AS IF TO MAKE SURE I would leave San Miguel de Allende thoroughly in love with the place — as if to hammer home the point that it is spectacularly deserving of its perennial spot among the top few on Conde Nast Traveler‘s annual Best Cities award (#1 in 2013) — the sunset on my final night was a breath-taker.
As my friend and I rounded the corner where Calle Relox opens up to the Jardín on our way to my last SMA dinner, we both suddenly gasped and groped for our cameras.
The day had been balmy, and the cloud patterns produced the most dramatic sunset of my two-week stay. And they do know how to light those monuments.
I had spent my last full day, finally restored to gastro-intestinal health, wandering the streets with no essential purpose but to absorb the atmosphere, have a last cup of coffee at Zenteno, a pleasant café where American boomers while away many an hour, grab a few final photos (such as that of David Kestenbaum’s brass bull in front of the cultural center known as Bellas Artes, below, which had become as much a symbol to me of SMA as the Parroquia) and pick up a few more gifts and souvenirs.
A woman in Zenteno’s happened to mention an exhibition of antique Mexican blankets at Bellas Artes, below, so off we trotted to see it. It was illuminating to compare the geometric designs of the locally woven blankets one sees in the markets with their more intricate antecedents.

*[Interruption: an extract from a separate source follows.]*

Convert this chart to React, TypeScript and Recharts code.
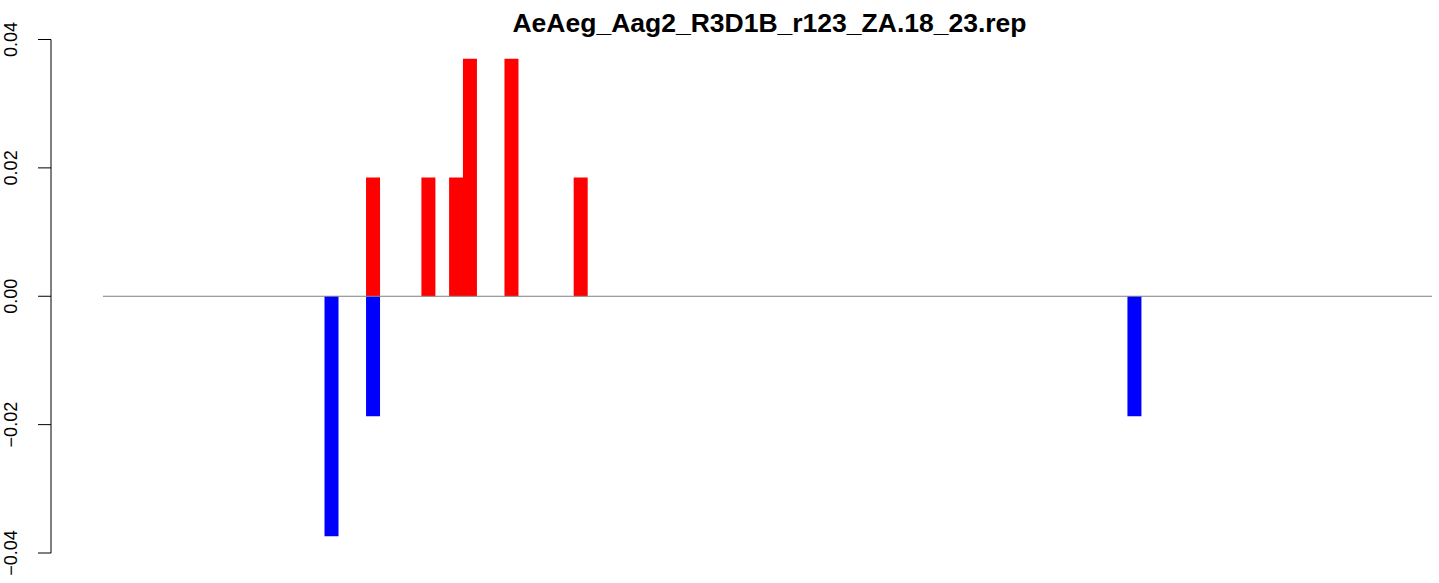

Adios, San Miguel, but not forever.
My favorite San Miguel post! Love those rugs. And the pigeons!!
So glad that you had a good time in SMA. Your photos are beautiful and so colorful. Many of the street corners and shops remind me of my two week vacation in Oaxaca.
I was looking through old s the other day and saw that another East Hamptoner settled in San Miguel de Allende — Sheridan Segundo, who used to oversee the crossword puzzles … Coincidence or not?